I hate having to deal with too many facts/details at once, because I don't know what to do with them. I don't know how to order them or what's supposed to be important or what can be ignored. I have very little, or no, preface for the intended purpose of this information. It's like someone coming up to you and dumping a load of firewood in your arms without so much as a howdy-do. All you're left with is an armload of firewood and a lot of confusion. "What am I supposed to do with all this! What was that all about anyway?"
I also don't always trust what's in immediately front of me. I cannot easily believe that what's right there in front of me is all I need to concern myself with. Surely there is more to it than that. It must mean something. There must be some kind of connection between this thing right here and some other thing I've perceived. To be told there is no connection is to cause me to scoff and think, "Yeah right. You just haven't seen what that connection is. Worry not, I'll find it for both of us."

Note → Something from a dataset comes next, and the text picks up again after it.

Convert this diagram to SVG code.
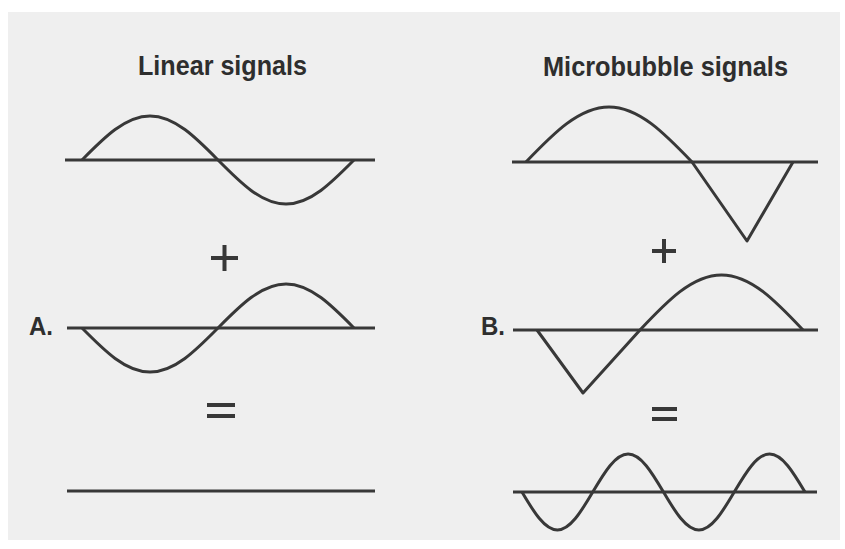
<svg xmlns="http://www.w3.org/2000/svg" width="845" height="549" viewBox="0 0 845 549">
  <style>
    .ln { fill: none; stroke: #383838; stroke-width: 3; stroke-linecap: butt; stroke-linejoin: round; }
    .op { fill: none; stroke: #383838; stroke-width: 4; }
    .title { font-family: "Liberation Sans", Arial, sans-serif; font-weight: bold; font-size: 28px; fill: #2e2e2e; }
    .lbl { font-family: "Liberation Sans", Arial, sans-serif; font-weight: bold; font-size: 25px; fill: #2e2e2e; }
  </style>
  <rect x="0" y="0" width="845" height="549" fill="#ffffff"/>
  <rect x="8" y="12" width="832" height="528" fill="#efefef"/>

  <g id="title-linear">
    <text class="title" x="138" y="75" textLength="169" lengthAdjust="spacingAndGlyphs">Linear signals</text>
  </g>
  <g id="title-microbubble">
    <text class="title" x="543" y="76" textLength="245" lengthAdjust="spacingAndGlyphs">Microbubble signals</text>
  </g>

  <g id="linear-wave-1">
    <line class="ln" x1="65" y1="160" x2="375" y2="160"/>
    <path class="ln" d="M82,160 C104.2,137.5 125.4,116 150,116 C174.6,116 195.8,137.5 218,160 C240.2,182.5 261.4,204 286,204 C310.6,204 331.8,182.5 354,160"/>
  </g>
  <g id="linear-plus">
    <path class="op" d="M211,258 H238 M224.5,245 V271"/>
  </g>
  <g id="linear-wave-2">
    <text class="lbl" x="29" y="335" textLength="24" lengthAdjust="spacingAndGlyphs">A.</text>
    <line class="ln" x1="67" y1="328" x2="375" y2="328"/>
    <path class="ln" d="M82,328 C104.2,350.5 125.4,372 150,372 C174.6,372 195.8,350.5 218,328 C240.2,305.5 261.4,284 286,284 C310.6,284 331.8,305.5 354,328"/>
  </g>
  <g id="linear-equals">
    <path class="op" d="M207,405 H235 M207,416 H235"/>
  </g>
  <g id="linear-result">
    <line class="ln" x1="67" y1="491" x2="375" y2="491"/>
  </g>

  <g id="bubble-wave-1">
    <line class="ln" x1="512" y1="162" x2="818" y2="162"/>
    <path class="ln" d="M526,162 C553.1,133.8 579,107 609,107 C639,107 664.9,133.8 692,162 L747,241 L793,162"/>
  </g>
  <g id="bubble-plus">
    <path class="op" d="M652,251 H676 M664,239 V263"/>
  </g>
  <g id="bubble-wave-2">
    <text class="lbl" x="481" y="335" textLength="24" lengthAdjust="spacingAndGlyphs">B.</text>
    <line class="ln" x1="513" y1="330" x2="818" y2="330"/>
    <path class="ln" d="M537,330 L583,393 L640,330 C666.6,301.8 692,275 721.5,275 C751,275 776.4,301.8 803,330"/>
  </g>
  <g id="bubble-equals">
    <path class="op" d="M652,409 H677 M652,419 H677"/>
  </g>
  <g id="bubble-result">
    <line class="ln" x1="513" y1="492" x2="817" y2="492"/>
    <path class="ln" d="M522,492 C533.5,511.5 544.6,530 557.4,530 C570.2,530 581.2,511.5 592.75,492 C604.3,472.5 615.4,454 628.1,454 C640.9,454 651.9,472.5 663.5,492 C675,511.5 686.1,530 698.9,530 C711.7,530 722.7,511.5 734.25,492 C745.8,472.5 756.9,454 769.6,454 C782.4,454 793.4,472.5 805,492"/>
  </g>
</svg>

When Se does see it's day, it's usually overused to the point where Ni is almost eclipsed from the process. It's an infantile reaction to what I'm perceiving through that function. I may make a decision too quickly and without considering the consequences simply because I felt pressured to decide right at that moment. I may create a project, only to neglect a number of important details that were irrelevant to the main goal, but vital to allowing that project to properly function simply because I didn't even notice those details missing. Properly incorporating Se into my life involves recognizing that I will probably miss something of that nature and I should forgive myself for not getting the real-world application of whatever it was right the first time. I should make myself double check my work and run it through several test runs to be sure I haven't forgotten anything (though I dislike doing this, because I inherently find any bug testing tedious and annoying). Or, even better, have a friend be my eyes and help me see what I cannot.
When stressed, my experience will be over-detailed, over-saturated with facts that have little bearing on the matter at hand, over-complicated. I have to use the mantra "Keep It Simple Stupid" quite often in order to reign in my need to apply far too much information where it isn't necessary, because I'm worried that someone won't understand my meaning.
When Se works for me, it works amazingly. For example, I learned to paddleboard by mentally applying what I understood from kayaking to this new sport. As soon as I had the paddle in my hands, I was going just fine as if I'd done it all my life. Or the time when I snatched the basketball right out from under the school's star point guard. I did it without thinking and it happened so smoothly even I was surprised (we were playing co-ed, so, mind you, this was also a 6 1/2 foot tall young man). Moments later, Se "crashed" and I passed it clumsily, didn't notice where the ball was, and generally went back to being very mediocre at the sport.
So, when Se works, it works just fine. I'm able to apply concepts and models in a practical fashion such that the result is both functional and meaningful. But that's the problem with Se being inferior. It either works and is absolutely amazing and something miraculous happens that no one, not even me, could have expected, or it doesn't work at all and I'm floundering until I get my head wrapped around the current environment.